Michael O'Leary (CEO, Ryanair), whatever you make of him, said back in August that Air France, Lufthansa and co were lobbying against an Open Skies agreement with the UK in order to purposefully fuck the UK airlines. As you would, they are acting rationally. BA are in denial over it. His view was that come late Summer/Autumn 2018 this can be a very real weapon the EU can use to show the basic pleb on the street that things won't be rosy - you won't be able to fly out to the Costa del Crime for your shitty holiday without having to get a ferry to Ireland.

This is interesting, I can imagine the spectacle. One of the reasons that the soft 15-20% of the Leave bloc (rest are stone cold racist, everyone knows that) hasn't really budged is because nothing has happened yet. Consequences haven't been keenly felt yet. Their lives haven't been personally inconvenienced.

If you have any desire to see this national shit show reversed, pain will have to be felt first to break the soft vote.
 
Theresa May won't say if she'd vote for Brexit now

Theresa May has refused to say how she would vote if there was another EU referendum.
The prime minister, who backed Remain in last year's vote, was repeatedly asked if she would now vote for Brexit.

She told LBC radio: "I don't answer hypothetical questions."


The PM, who said during the general election campaign that the UK had a "brighter future" after Brexit, added: "I voted Remain for good reasons at the time but circumstances move on."

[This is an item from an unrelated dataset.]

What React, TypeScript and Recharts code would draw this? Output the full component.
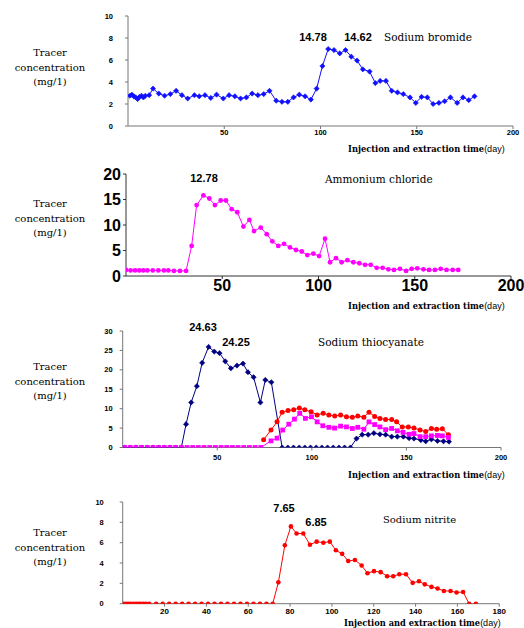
import React from "react";
import { LineChart, Line, XAxis, YAxis } from "recharts";

// Sodium bromide
const bromideDays = [1, 2, 3, 4, 5, 6, 7, 8, 9, 11, 13, 16, 19, 22, 25, 28, 31, 34.5, 37, 40, 43, 46, 49.5, 52.5, 55.5, 58.5, 61.5, 64.5, 67.5, 70.5, 73.5, 77, 80, 83, 86, 89, 92, 95, 98, 101, 104, 107, 110, 113, 116, 119, 122, 125.5, 128.5, 131, 134, 137, 140, 143, 146.5, 149.5, 152.5, 155.5, 158.5, 161.5, 164.5, 167.5, 171, 174, 177, 180];
const bromideValues = [2.75, 2.85, 2.7, 2.6, 2.45, 2.65, 2.75, 2.6, 2.75, 2.8, 3.4, 2.95, 2.75, 2.9, 3.2, 2.8, 2.5, 2.8, 2.7, 2.8, 2.55, 2.85, 2.5, 2.8, 2.7, 2.5, 2.6, 2.95, 2.8, 2.9, 3.2, 2.3, 2.2, 2.2, 2.6, 2.85, 2.7, 2.4, 3.4, 5.45, 7.0, 6.9, 6.6, 6.9, 6.3, 5.95, 5.15, 4.95, 3.9, 4.1, 4.1, 3.2, 3.05, 2.9, 2.6, 2.1, 2.65, 2.6, 2.0, 2.1, 2.25, 2.6, 2.1, 2.6, 2.35, 2.7];

// Ammonium chloride
const chlorideDays = [0, 2.4, 4.7, 6.9, 9, 11.1, 13.9, 16.8, 19.7, 22, 24.9, 28, 31.2, 34.1, 36.7, 40.2, 43.3, 46.2, 49.2, 51.9, 54.9, 57.8, 61, 64.1, 66.5, 70, 73.1, 76, 79.1, 82.1, 85.2, 88.3, 91.3, 94.2, 97.3, 100.3, 103.4, 106, 109.1, 112, 115, 118.1, 121.2, 124.2, 127.1, 130.2, 133.3, 136.3, 139.2, 142.3, 145.5, 148.4, 151.3, 154.5, 157.4, 160.5, 163.5, 166.5, 169.7, 172.6];
const chlorideValues = [1.2, 1.1, 1.1, 1.1, 1.1, 1.1, 1.1, 1.1, 1.1, 1.1, 1.0, 1.0, 1.0, 5.9, 13.9, 15.8, 15.2, 13.9, 14.8, 14.8, 13.1, 12.5, 9.7, 11.0, 8.8, 9.5, 8.2, 6.8, 5.9, 6.3, 5.6, 5.1, 4.8, 4.1, 4.4, 3.9, 7.3, 2.7, 3.5, 2.7, 3.1, 2.7, 2.5, 2.2, 2.2, 1.6, 1.6, 1.3, 1.2, 1.4, 1.0, 1.4, 1.5, 1.3, 1.2, 1.2, 1.4, 1.2, 1.2, 1.2];

// Sodium thiocyanate (three series)
const thioNavyDays = [1, 4, 7, 10, 13, 16, 19, 22, 25, 28, 31, 33.5, 36.2, 39.2, 42, 45.4, 48.4, 51.2, 54.2, 57.2, 60.4, 63.6, 66.2, 69.2, 72.8, 75.4, 78.6, 84.3, 87.3, 90.3, 93.3, 96.3, 99.3, 102.3, 105.3, 108.3, 111.3, 114.3, 117.3, 120.4, 123.6, 126.6, 129.8, 132.8, 136, 139, 142.2, 145.2, 148.4, 151.4, 154, 157.6, 160.2, 163.2, 166.4, 169.6, 172.5];
const thioNavyValues = [0, 0, 0, 0, 0, 0, 0, 0, 0, 0, 0, 6.0, 11.6, 15.8, 21.8, 25.9, 24.7, 24.3, 22.2, 20.4, 21.1, 21.6, 19.4, 18.1, 11.6, 17.4, 16.8, 0, 0, 0, 0, 0, 0, 0, 0, 0, 0, 0, 0, 0, 2.3, 3.3, 3.3, 3.7, 3.4, 3.3, 2.8, 2.8, 2.8, 2.4, 2.3, 1.9, 1.6, 2.1, 1.7, 1.6, 1.5];
const thioRedDays = [74.5, 78.4, 81.6, 84.3, 87.4, 90.4, 93.4, 96.3, 99.6, 102.8, 106, 109, 112.1, 115.2, 118.3, 121.4, 124.3, 127.5, 130.2, 133.2, 136, 139, 142.2, 144.8, 147.8, 151, 154, 157.2, 160.2, 163.2, 166, 169, 172.2];
const thioRedValues = [2.0, 4.5, 6.6, 9.1, 9.5, 9.7, 10.2, 9.7, 9.2, 8.4, 8.8, 8.4, 8.1, 8.4, 7.9, 7.8, 8.1, 7.8, 9.1, 8.0, 7.5, 7.2, 7.2, 6.6, 5.3, 5.3, 5.0, 4.5, 4.1, 4.9, 4.7, 4.8, 3.3];
const thioPinkDays = [1, 4, 7, 10, 13, 16, 19, 22, 25, 28, 31, 34, 37, 40, 43, 46, 49, 52, 55, 58, 61, 64, 67, 70, 73, 78.4, 81.6, 84.6, 87.8, 90.8, 93.6, 96.6, 99.8, 102.8, 105.8, 109, 112, 115.2, 118.3, 121.4, 124.3, 127.5, 130.2, 133.2, 136, 139, 142.2, 145.2, 148.2, 151.4, 154, 157.2, 160.2, 163.2, 166.4, 169, 172.2];
const thioPinkValues = [0, 0, 0, 0, 0, 0, 0, 0, 0, 0, 0, 0, 0, 0, 0, 0, 0, 0, 0, 0, 0, 0, 0, 0, 0, 1.7, 2.4, 4.5, 6.0, 7.3, 8.8, 7.5, 7.9, 6.6, 5.6, 5.2, 5.0, 5.5, 5.3, 4.9, 5.2, 4.7, 6.6, 5.9, 5.3, 4.6, 4.9, 4.3, 3.9, 3.4, 3.6, 2.8, 2.8, 3.0, 3.1, 3.0, 2.6];

// Sodium nitrite
const nitriteDays = [0.3, 1.6, 2.7, 3.8, 5.1, 6.4, 7.5, 8.6, 9.9, 11.1, 12.7, 16, 19.1, 22.2, 25.3, 28.4, 31.5, 34.6, 37.7, 40.8, 43.9, 47, 50.1, 53.2, 56.3, 59.4, 62.5, 65.6, 68.7, 71.7, 74.4, 77.5, 80.4, 83.1, 86.3, 89.5, 92.7, 95.9, 99, 101.9, 104.9, 107.8, 111, 114.2, 117, 120.1, 123.3, 126.4, 129.3, 132.2, 135.4, 138.6, 141.6, 144.4, 147.6, 150.5, 153.5, 156.7, 159.6, 162.7, 165.6, 168.8];
const nitriteValues = [0, 0, 0, 0, 0, 0, 0, 0, 0, 0, 0, 0, 0, 0, 0, 0, 0, 0, 0, 0, 0, 0, 0, 0, 0, 0, 0, 0, 0, 0, 2.1, 5.75, 7.6, 6.9, 6.9, 5.8, 6.1, 6.0, 6.1, 5.25, 4.9, 4.2, 4.3, 3.75, 3.0, 3.2, 3.1, 2.7, 2.7, 2.9, 2.9, 2.05, 2.2, 1.9, 1.65, 1.5, 1.25, 1.25, 1.1, 1.15, 0, 0];

const ticks200 = [50, 100, 150, 200];
const ticks180 = [20, 40, 60, 80, 100, 120, 140, 160, 180];
const yTicks10 = [0, 2, 4, 6, 8, 10];
const yTicks20 = [0, 5, 10, 15, 20];
const yTicks30 = [0, 5, 10, 15, 20, 25, 30];

const zip = (days, values) => days.map((d, i) => ({ day: d, v: values[i] }));

const W = 524;
const SERIF = "'DejaVu Serif', 'Liberation Serif', serif";
const SANS = "'Liberation Sans', Arial, sans-serif";

function makeDot(shape, color, r) {
  return (props) => {
    const { cx, cy, index } = props;
    const key = `dot-${index}`;
    if (cx == null || cy == null) return <g key={key} />;
    if (shape === "diamond") {
      return (
        <path
          key={key}
          d={`M${cx},${cy - r} L${cx + r},${cy} L${cx},${cy + r} L${cx - r},${cy} Z`}
          fill={color}
          stroke={color}
          strokeWidth={0.6}
        />
      );
    }
    if (shape === "square") {
      return <rect key={key} x={cx - r} y={cy - r} width={r * 2} height={r * 2} fill={color} />;
    }
    return <circle key={key} cx={cx} cy={cy} r={r} fill={color} />;
  };
}

function Panel({ x0, x1, yTop, yBot, xDomain, yDomain, xTicks, yTicks, yFont, xFont, yMargin, xMargin, axisColor, series }) {
  const height = yBot - yTop + 10 + 20;
  return (
    <div style={{ position: "absolute", left: 0, top: yTop - 10, width: W, height }}>
      <LineChart width={W} height={height} margin={{ top: 10, right: W - x1, bottom: 0, left: x0 - 40 }}>
        <XAxis
          type="number"
          dataKey="day"
          domain={xDomain}
          ticks={xTicks}
          interval={0}
          height={20}
          allowDataOverflow
          axisLine={{ stroke: axisColor }}
          tickLine={{ stroke: axisColor }}
          tickSize={3}
          tickMargin={xMargin}
          tick={{ fontSize: xFont, fontWeight: "bold", fill: "#000", fontFamily: SANS }}
        />
        <YAxis
          type="number"
          domain={yDomain}
          ticks={yTicks}
          interval={0}
          width={40}
          allowDataOverflow
          axisLine={{ stroke: axisColor }}
          tickLine={{ stroke: axisColor }}
          tickSize={3}
          tickMargin={yMargin}
          tick={{ fontSize: yFont, fontWeight: "bold", fill: "#000", fontFamily: SANS }}
        />
        {series.map((s) => (
          <Line
            key={s.name}
            data={s.data}
            dataKey="v"
            type="linear"
            stroke={s.color}
            strokeWidth={1}
            dot={makeDot(s.shape, s.color, s.r)}
            activeDot={false}
            isAnimationActive={false}
          />
        ))}
      </LineChart>
    </div>
  );
}

function Txt({ x, y, children, size = 11, family = SANS, weight = "bold", center = false }) {
  return (
    <div
      style={{
        position: "absolute",
        left: x,
        top: y,
        transform: center ? "translate(-50%, -50%)" : "translateY(-50%)",
        fontSize: size,
        fontFamily: family,
        fontWeight: weight,
        lineHeight: 1,
        whiteSpace: "nowrap",
        color: "#000",
      }}
    >
      {children}
    </div>
  );
}

function YTitle({ y }) {
  return (
    <>
      <Txt x={50} y={y} size={10} family={SERIF} weight="normal" center>Tracer</Txt>
      <Txt x={50} y={y + 14.5} size={10} family={SERIF} weight="normal" center>concentration</Txt>
      <Txt x={50} y={y + 29} size={10} family={SERIF} weight="normal" center>(mg/1)</Txt>
    </>
  );
}

function XTitle({ x, y }) {
  return (
    <div
      style={{
        position: "absolute",
        left: x,
        top: y,
        transform: "translateY(-50%)",
        whiteSpace: "nowrap",
        lineHeight: 1,
        color: "#000",
      }}
    >
      <span style={{ fontFamily: SERIF, fontWeight: "bold", fontSize: 8.3 }}>Injection and extraction time</span>
      <span style={{ fontFamily: SANS, fontSize: 9 }}>(day)</span>
    </div>
  );
}

export default function App() {
  return (
    <div style={{ position: "absolute", left: 0, top: 0, width: W, height: 628, background: "#fff", overflow: "hidden" }}>
      <Panel
        x0={128} x1={513} yTop={16} yBot={126}
        xDomain={[0, 200]} yDomain={[0, 10]} xTicks={ticks200} yTicks={yTicks10}
        yFont={7.5} xFont={7.5} yMargin={12} xMargin={1} axisColor="#777"
        series={[{ name: "bromide", data: zip(bromideDays, bromideValues), color: "#1010ff", shape: "diamond", r: 2.6 }]}
      />
      <Panel
        x0={126} x1={511} yTop={174} yBot={276}
        xDomain={[0, 200]} yDomain={[0, 20]} xTicks={ticks200} yTicks={yTicks20}
        yFont={16} xFont={16} yMargin={2} xMargin={1} axisColor="#333"
        series={[{ name: "chloride", data: zip(chlorideDays, chlorideValues), color: "#ff00ff", shape: "circle", r: 2.4 }]}
      />
      <Panel
        x0={122.7} x1={501} yTop={330.5} yBot={447}
        xDomain={[0, 200]} yDomain={[0, 30]} xTicks={ticks200} yTicks={yTicks30}
        yFont={7.5} xFont={7.5} yMargin={7} xMargin={4} axisColor="#777"
        series={[
          { name: "navy", data: zip(thioNavyDays, thioNavyValues), color: "#000080", shape: "diamond", r: 2.6 },
          { name: "red", data: zip(thioRedDays, thioRedValues), color: "#ff0000", shape: "circle", r: 2.5 },
          { name: "pink", data: zip(thioPinkDays, thioPinkValues), color: "#ff00ff", shape: "square", r: 2.4 },
        ]}
      />
      <Panel
        x0={122.7} x1={499.3} yTop={502.3} yBot={604}
        xDomain={[0, 180]} yDomain={[0, 10]} xTicks={ticks180} yTicks={yTicks10}
        yFont={7.5} xFont={8} yMargin={16} xMargin={2} axisColor="#777"
        series={[{ name: "nitrite", data: zip(nitriteDays, nitriteValues), color: "#ff0000", shape: "circle", r: 2.3 }]}
      />

      <YTitle y={53} />
      <YTitle y={204} />
      <YTitle y={367} />
      <YTitle y={533} />

      <XTitle x={348} y={146.5} />
      <XTitle x={348} y={304} />
      <XTitle x={348} y={473} />
      <XTitle x={344} y={621} />

      <Txt x={313} y={37} center>14.78</Txt>
      <Txt x={358} y={37} center>14.62</Txt>
      <Txt x={384} y={37} size={10.5} family={SERIF} weight="normal">Sodium bromide</Txt>

      <Txt x={204} y={178} center>12.78</Txt>
      <Txt x={325} y={179} size={10.5} family={SERIF} weight="normal">Ammonium chloride</Txt>

      <Txt x={203} y={327} center>24.63</Txt>
      <Txt x={236} y={342} center>24.25</Txt>
      <Txt x={318} y={342} size={10.5} family={SERIF} weight="normal">Sodium thiocyanate</Txt>

      <Txt x={284} y={508} center>7.65</Txt>
      <Txt x={316} y={522} center>6.85</Txt>
      <Txt x={383} y={520} size={10} family={SERIF} weight="normal">Sodium nitrite</Txt>
    </div>
  );
}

Downing Street sources suggested it would be ridiculous to say the prime minister's comments raise doubts about whether she will deliver Brexit, as some such as ex-UKIP leader Nigel Farage have said.

Conservative MP Bernard Jenkin, who was a leading campaigner for Brexit, said: "She is entirely right to avoid being divisive.

"She is seeking to unite the country, not to perpetuate referendum divisions."
http://www.bbc.co.uk/news/uk-politics-41576098

Yes, this is totally what she's trying to do.

/whoosh
 

liquidtmd

Banned
This is interesting, I can imagine the spectacle. One of the reasons that the soft 15-20% of the Leave bloc (rest are stone cold racist, everyone knows that) hasn't really budged is because nothing has happened yet. Consequences haven't been keenly felt yet. Their lives haven't been personally inconvenienced.

If you have any desire to see this national shit show reversed, pain will have to be felt first to break the soft vote.

Bingo

And this is why my contempt for May burns. A Leader, a true Leader would be coming out and expressingly talking in her speeches to the public who are not informed about such consequences. They will be tangible. They will hurt. They will hurt the money in their pocket and it will take a long time to recovery.

But no. She's carrying on like this shit isn't going to happen. With her approach to negotiation, IT IS GOING TO HAPPEN STOP BEING SO FUCKING FLIPPANT
 

pswii60

Member
Print this out and use it as our official position in the negotiations.
Unfortunately that would be back to the pre-referendum bullshit we were fed about being able to stay in the single market whilst being able to choose who we do and don't want to let in - back to wanting to have our cake and eat it.
 

theaface

Member
Yes, this is totally what she's trying to do.

/whoosh

"I don't answer hypothetical questions."

To be fair to her, she completely avoided the leadership debates last year, thus not answering hypothetical questions about what kind of government we'd get after the election. She's at least consistent in being monumentally slippery and evasive, even by a politician's standards.
 

Kyougar

Member
To be fair to her, she completely avoided the leadership debates last year, thus not answering hypothetical questions about what kind of government we'd get after the election. She's at least consistent in being monumentally slippery and evasive, even by a politician's standards.